Culture is the sum of repeated behaviour. It is built in small moments, tiny choices and everyday habits. Over time, these habits compound and become the unwritten rules of the organisation. If leaders want a better culture, they do not need a big initiative. They need better daily habits.

What culture really is (and isn’t)

Culture is often overcomplicated, so it helps to strip it back to the basics.

Culture is:

  • The behaviours people repeat
  • The expectations people feel
  • The routines that shape daily work
  • The standards the team holds itself to
  • The way decisions are made when no one is watching

Culture is not:

  • A list of values in a handbook
  • A motivational talk
  • A leadership announcement
  • A one off exercise
  • A branding exercise

Culture becomes visible through action, not description. And those actions are almost always habitual.

Why small habits matter more than big initiatives

Leaders sometimes believe culture can be fixed with a large, dramatic initiative. But big changes fade quickly unless the small habits that shape culture also change. This is where systems thinking comes in.

Small habits matter because:

  • They happen frequently, so they have a bigger cumulative effect
  • They reinforce identity and expectations
  • They shape the environment that influences behaviour
  • They are easier to adopt than large initiatives
  • They compound over time into the culture people actually experience

James Clear calls habits the atomic unit of behaviour. In organisations, they are also the atomic unit of culture.

Examples of tiny habits that shape workplace culture

Culture emerges from the smallest moments. Here are examples that show how everyday habits create a team’s identity.

Weekly check ins

A simple fifteen minute routine builds a culture of clarity and alignment.

Regular recognition

Noticing good work frequently, even briefly, builds a culture of appreciation.

Ending meetings with clear next steps

This habit creates a culture of accountability.

Short wellbeing check ins

Regular, low effort check ins signal a culture of care and support.

Using values to frame decisions

Consistently referencing values turns them into practical behaviour, not marketing.

Sharing brief updates

A habit of transparency creates a culture of trust.

None of these habits are dramatic. But they shape the culture more effectively than any slogan ever could.

How negative habits quietly damage culture

The same principle works the other way. Tiny habits can slowly weaken culture if left unchecked.

  • Cancelling one to ones tells people their development is not important
  • Leaders who are always “too busy” signal that communication is optional
  • Recognising only a few high performers breeds competition, not collaboration
  • Relying on quick messages instead of real conversations reduces trust
  • Responding instantly to every request normalises urgency and burnout
  • Rarely acknowledging effort creates a culture of invisibility

These habits are rarely intentional, but they have real consequences.
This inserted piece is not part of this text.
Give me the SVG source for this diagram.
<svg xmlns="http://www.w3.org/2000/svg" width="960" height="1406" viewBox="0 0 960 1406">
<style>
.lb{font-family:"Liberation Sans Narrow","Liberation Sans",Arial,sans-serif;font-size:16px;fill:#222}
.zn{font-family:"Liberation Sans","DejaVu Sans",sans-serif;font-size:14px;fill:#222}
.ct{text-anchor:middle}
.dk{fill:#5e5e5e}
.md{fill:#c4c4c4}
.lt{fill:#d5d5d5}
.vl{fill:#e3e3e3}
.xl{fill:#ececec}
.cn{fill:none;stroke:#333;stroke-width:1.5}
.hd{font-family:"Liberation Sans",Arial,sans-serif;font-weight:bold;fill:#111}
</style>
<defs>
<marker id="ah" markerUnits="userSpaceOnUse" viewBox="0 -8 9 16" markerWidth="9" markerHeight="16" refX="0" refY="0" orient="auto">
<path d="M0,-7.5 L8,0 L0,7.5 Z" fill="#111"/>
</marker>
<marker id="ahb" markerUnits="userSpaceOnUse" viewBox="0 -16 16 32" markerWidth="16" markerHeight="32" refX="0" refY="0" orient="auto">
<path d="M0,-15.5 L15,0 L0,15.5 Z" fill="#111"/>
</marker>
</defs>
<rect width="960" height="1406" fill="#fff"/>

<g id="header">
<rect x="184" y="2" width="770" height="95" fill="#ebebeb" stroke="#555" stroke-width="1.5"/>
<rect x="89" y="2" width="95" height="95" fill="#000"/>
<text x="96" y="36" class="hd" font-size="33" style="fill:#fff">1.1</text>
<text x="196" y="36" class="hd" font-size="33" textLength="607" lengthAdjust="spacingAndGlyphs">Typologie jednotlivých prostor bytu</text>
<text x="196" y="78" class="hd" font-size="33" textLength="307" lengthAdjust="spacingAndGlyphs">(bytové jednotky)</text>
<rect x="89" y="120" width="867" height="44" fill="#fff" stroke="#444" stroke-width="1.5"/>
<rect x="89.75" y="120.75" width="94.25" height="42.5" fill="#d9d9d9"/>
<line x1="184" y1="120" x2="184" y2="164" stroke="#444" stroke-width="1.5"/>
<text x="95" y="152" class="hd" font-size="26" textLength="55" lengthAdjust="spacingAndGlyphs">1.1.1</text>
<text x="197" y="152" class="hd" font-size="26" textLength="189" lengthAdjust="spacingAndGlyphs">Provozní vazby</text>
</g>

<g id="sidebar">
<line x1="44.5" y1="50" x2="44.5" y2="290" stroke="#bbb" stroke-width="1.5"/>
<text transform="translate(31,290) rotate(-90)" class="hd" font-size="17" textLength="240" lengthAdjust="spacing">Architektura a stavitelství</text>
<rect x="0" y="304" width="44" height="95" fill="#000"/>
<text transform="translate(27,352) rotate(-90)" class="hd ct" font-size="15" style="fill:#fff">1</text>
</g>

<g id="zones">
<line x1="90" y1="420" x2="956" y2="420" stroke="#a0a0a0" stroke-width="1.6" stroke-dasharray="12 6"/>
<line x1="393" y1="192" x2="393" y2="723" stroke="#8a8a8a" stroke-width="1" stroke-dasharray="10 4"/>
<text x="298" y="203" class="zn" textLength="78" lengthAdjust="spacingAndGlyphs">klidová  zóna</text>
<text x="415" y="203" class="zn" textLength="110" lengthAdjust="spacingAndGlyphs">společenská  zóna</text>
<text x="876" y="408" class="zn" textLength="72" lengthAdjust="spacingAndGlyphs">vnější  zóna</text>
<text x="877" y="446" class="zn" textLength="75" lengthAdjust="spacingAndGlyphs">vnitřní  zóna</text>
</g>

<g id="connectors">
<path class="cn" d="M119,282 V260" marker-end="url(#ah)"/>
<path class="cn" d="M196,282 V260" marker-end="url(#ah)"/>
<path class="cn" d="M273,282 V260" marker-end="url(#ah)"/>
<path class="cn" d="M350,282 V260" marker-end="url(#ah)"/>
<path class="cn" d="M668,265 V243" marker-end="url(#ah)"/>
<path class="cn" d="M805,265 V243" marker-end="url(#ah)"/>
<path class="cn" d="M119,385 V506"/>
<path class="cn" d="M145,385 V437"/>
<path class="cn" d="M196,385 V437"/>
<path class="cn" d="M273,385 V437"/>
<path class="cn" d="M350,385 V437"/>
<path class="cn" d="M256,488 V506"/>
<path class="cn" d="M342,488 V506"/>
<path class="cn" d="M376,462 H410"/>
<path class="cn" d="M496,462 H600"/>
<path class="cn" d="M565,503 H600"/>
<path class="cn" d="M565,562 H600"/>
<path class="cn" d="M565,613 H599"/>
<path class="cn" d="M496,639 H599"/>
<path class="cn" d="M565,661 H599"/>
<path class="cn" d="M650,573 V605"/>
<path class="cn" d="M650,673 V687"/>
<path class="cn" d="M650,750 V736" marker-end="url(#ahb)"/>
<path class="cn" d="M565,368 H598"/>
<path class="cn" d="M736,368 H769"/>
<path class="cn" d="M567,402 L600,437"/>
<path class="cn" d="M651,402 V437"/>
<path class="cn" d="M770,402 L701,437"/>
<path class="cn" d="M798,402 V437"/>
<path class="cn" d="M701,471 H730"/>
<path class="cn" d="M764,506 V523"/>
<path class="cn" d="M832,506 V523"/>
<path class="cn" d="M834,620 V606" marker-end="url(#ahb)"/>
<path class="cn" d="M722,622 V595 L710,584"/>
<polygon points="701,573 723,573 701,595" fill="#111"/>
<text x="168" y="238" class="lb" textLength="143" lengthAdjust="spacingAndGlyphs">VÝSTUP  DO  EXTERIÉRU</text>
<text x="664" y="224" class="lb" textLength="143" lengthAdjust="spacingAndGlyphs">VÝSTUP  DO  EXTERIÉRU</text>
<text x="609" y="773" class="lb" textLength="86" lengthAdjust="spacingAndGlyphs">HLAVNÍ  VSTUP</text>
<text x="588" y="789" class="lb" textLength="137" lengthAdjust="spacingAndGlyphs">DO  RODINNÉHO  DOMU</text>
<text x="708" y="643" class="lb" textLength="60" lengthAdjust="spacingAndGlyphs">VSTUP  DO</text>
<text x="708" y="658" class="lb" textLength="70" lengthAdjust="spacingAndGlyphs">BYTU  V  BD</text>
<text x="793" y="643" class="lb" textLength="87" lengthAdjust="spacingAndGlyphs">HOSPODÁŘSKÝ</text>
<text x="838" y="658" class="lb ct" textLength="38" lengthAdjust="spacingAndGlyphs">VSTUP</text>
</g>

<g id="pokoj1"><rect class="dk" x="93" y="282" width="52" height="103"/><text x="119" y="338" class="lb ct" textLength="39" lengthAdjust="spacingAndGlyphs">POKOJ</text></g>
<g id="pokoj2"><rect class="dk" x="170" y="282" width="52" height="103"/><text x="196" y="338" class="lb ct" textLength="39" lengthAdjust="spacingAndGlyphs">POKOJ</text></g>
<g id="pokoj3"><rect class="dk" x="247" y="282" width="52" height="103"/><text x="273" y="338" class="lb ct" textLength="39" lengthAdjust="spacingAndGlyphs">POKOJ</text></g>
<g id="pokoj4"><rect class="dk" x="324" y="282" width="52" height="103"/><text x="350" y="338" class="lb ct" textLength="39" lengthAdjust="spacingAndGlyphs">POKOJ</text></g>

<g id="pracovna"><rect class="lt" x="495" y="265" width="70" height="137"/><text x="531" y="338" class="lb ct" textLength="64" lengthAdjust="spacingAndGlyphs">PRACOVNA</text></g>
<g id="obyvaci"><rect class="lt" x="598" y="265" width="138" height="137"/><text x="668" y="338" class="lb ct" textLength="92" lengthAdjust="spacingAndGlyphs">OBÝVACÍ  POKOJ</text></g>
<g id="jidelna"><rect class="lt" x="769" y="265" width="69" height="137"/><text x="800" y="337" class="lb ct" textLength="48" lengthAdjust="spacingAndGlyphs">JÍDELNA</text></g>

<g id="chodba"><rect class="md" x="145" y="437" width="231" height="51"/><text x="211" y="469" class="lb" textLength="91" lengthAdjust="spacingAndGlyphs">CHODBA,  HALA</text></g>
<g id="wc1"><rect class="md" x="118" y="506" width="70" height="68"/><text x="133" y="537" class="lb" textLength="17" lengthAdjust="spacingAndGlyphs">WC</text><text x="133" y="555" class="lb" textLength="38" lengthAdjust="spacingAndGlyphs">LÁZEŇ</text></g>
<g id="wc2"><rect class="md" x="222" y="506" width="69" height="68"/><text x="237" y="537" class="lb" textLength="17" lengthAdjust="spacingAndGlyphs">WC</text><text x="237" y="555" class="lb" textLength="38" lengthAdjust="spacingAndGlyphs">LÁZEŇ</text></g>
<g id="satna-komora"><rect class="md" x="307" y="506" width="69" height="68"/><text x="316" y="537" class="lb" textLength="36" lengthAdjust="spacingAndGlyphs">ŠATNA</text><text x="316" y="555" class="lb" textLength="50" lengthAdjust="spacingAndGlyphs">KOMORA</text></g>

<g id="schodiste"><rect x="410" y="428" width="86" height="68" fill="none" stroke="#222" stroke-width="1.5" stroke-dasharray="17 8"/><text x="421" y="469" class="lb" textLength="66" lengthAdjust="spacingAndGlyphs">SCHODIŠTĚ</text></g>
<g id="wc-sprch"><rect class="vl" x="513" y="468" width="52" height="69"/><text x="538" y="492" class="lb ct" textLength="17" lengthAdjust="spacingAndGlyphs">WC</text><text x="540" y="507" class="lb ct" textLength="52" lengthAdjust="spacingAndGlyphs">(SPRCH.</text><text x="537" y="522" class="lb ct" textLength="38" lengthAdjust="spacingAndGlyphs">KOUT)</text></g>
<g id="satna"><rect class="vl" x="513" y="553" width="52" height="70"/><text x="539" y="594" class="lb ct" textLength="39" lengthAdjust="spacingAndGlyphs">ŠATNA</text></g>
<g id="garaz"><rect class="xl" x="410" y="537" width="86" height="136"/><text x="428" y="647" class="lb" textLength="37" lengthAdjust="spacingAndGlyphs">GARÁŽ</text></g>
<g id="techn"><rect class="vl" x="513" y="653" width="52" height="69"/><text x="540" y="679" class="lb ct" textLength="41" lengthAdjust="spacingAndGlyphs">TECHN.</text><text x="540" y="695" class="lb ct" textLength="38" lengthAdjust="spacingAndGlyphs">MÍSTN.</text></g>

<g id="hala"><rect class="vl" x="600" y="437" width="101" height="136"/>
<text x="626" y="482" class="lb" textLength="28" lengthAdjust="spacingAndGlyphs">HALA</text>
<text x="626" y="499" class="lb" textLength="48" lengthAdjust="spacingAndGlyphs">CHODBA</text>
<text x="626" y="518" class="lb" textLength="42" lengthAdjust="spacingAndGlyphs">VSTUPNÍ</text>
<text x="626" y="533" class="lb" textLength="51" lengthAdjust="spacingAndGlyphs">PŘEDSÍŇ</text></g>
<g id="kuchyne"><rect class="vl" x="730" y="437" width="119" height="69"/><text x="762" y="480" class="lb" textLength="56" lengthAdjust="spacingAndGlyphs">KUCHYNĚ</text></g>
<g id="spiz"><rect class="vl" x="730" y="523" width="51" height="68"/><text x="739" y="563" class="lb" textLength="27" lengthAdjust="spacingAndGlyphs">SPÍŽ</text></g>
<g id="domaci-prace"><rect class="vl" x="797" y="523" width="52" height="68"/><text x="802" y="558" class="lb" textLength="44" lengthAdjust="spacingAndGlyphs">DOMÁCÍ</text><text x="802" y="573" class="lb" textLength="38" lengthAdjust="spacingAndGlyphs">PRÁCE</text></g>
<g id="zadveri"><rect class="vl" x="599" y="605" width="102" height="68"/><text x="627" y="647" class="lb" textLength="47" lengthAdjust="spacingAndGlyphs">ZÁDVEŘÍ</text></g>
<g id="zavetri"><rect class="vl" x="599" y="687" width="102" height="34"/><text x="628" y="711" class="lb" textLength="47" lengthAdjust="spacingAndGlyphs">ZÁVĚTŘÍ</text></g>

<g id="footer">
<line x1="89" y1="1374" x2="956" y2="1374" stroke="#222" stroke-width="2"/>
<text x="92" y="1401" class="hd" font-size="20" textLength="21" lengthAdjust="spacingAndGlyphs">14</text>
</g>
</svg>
How to design positive cultural habits

The good news is that cultural habits can be designed. Leaders do not need to rely on chance.
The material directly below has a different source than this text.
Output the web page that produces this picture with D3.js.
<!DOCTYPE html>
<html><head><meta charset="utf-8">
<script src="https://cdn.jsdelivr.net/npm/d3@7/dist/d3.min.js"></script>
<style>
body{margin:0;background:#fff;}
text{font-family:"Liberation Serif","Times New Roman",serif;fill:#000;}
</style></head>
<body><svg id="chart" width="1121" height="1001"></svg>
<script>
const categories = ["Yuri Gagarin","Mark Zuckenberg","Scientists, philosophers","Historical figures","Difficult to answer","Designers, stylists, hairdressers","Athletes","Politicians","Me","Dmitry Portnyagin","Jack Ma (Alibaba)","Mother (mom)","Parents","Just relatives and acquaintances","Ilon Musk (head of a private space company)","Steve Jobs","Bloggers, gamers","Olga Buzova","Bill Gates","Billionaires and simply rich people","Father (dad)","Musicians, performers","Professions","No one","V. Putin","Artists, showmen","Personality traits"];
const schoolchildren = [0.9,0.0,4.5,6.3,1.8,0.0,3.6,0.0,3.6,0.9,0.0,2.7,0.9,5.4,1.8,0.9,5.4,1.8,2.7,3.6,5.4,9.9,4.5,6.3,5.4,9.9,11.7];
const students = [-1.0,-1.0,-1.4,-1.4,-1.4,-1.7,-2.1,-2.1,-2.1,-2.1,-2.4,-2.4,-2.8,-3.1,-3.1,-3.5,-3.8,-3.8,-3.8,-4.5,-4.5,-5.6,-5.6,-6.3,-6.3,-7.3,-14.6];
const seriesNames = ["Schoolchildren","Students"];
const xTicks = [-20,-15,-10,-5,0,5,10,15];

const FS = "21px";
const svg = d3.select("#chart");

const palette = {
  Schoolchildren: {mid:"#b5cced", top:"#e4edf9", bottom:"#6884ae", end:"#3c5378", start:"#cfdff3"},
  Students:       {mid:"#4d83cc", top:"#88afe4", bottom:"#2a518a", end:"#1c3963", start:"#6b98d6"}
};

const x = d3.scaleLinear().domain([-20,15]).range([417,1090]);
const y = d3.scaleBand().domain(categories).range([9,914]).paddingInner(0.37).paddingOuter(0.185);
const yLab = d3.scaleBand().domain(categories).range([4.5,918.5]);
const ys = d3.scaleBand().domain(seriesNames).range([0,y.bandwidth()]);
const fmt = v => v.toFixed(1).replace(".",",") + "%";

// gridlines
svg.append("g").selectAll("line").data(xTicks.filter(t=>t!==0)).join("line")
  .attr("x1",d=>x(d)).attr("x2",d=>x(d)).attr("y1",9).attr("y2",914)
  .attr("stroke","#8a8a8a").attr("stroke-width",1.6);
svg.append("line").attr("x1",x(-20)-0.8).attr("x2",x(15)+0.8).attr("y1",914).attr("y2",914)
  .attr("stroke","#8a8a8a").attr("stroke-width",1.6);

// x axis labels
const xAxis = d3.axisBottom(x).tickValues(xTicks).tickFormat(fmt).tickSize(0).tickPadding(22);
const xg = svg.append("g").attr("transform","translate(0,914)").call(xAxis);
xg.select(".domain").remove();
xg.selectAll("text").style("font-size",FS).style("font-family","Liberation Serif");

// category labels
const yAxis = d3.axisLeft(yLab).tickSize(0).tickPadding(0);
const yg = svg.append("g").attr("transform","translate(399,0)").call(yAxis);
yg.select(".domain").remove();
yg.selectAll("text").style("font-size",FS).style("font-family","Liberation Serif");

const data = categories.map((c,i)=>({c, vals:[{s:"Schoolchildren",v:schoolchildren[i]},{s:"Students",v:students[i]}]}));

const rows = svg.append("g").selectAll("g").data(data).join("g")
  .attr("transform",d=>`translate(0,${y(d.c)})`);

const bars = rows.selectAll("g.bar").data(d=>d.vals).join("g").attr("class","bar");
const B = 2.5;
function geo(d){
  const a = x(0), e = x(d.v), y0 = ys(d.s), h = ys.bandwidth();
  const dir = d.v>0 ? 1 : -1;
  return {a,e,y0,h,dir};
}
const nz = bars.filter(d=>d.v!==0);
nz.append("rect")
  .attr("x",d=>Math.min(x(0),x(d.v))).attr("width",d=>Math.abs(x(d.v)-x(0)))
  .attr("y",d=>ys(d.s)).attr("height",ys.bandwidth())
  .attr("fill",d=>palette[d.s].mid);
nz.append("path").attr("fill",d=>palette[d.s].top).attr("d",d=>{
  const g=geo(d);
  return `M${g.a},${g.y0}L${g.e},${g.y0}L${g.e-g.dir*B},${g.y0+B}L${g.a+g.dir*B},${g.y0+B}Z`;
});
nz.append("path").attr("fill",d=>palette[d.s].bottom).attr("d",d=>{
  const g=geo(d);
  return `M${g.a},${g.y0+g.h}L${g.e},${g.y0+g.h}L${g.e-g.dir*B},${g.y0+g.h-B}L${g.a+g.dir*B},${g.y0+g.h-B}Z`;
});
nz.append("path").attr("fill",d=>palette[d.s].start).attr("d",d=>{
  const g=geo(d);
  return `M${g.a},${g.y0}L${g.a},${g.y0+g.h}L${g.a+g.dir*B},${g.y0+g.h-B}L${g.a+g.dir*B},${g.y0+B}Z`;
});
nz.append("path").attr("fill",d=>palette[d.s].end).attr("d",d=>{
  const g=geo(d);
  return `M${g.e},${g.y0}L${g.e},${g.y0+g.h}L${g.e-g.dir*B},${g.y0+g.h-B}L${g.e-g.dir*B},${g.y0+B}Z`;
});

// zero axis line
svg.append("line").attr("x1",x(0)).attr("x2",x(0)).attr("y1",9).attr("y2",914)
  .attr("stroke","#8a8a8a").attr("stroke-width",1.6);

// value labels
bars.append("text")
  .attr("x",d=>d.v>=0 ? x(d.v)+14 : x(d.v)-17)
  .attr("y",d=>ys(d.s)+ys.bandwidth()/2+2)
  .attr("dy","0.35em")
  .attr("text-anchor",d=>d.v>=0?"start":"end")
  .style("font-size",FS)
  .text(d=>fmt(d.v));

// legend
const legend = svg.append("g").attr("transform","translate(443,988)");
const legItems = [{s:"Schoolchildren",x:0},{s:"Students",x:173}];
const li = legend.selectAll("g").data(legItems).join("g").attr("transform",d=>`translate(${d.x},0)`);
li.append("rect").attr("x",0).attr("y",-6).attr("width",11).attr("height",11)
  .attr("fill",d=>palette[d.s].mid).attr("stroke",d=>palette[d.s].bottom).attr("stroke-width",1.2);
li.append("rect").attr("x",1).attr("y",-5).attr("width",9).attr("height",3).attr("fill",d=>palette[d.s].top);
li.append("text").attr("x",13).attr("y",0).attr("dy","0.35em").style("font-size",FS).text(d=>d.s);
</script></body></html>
Step one: identify the culture you want

Start with values, behaviours and the kind of experience you want people to have.

Step two: choose a few tiny habits that reinforce that culture

For example, if you want a culture of clarity, start with regular check ins.
If you want a culture of care, build wellbeing conversations into routine.

Step three: make the habits easy

Habits stick when they have little friction. Use templates, prompts or simple processes.

Step four: embed the habits into existing routines

Team meetings, onboarding, one to ones, recognition events. The goal is repetition.

Step five: track the consistency of the habits

If the habits happen, the culture strengthens. If they don’t, the culture weakens. It is that simple.

The role of HR systems in building cultural habits

The right HR system makes it easier to create and maintain the habits that define culture.

SkyHR supports cultural habits by:

  • Providing structured onboarding that sets cultural expectations early
  • Creating simple, consistent rhythms for check ins and conversations
  • Making recognition quick and part of daily life
  • Reinforcing values in feedback, communication and decision making
  • Reducing admin, so leaders have time to focus on people rather than processes

When the systems that support cultural habits are reliable, the culture becomes reliable too.

Conclusion

Culture is not a project. It is not something you build once and maintain forever. It is a set of daily habits that shape how people behave, communicate and work together. Small habits define culture more powerfully than grand initiatives.

Leaders who design the right habits create the right culture. And with simple systems to support those habits, culture becomes something people experience every day, not something they hear about once a year.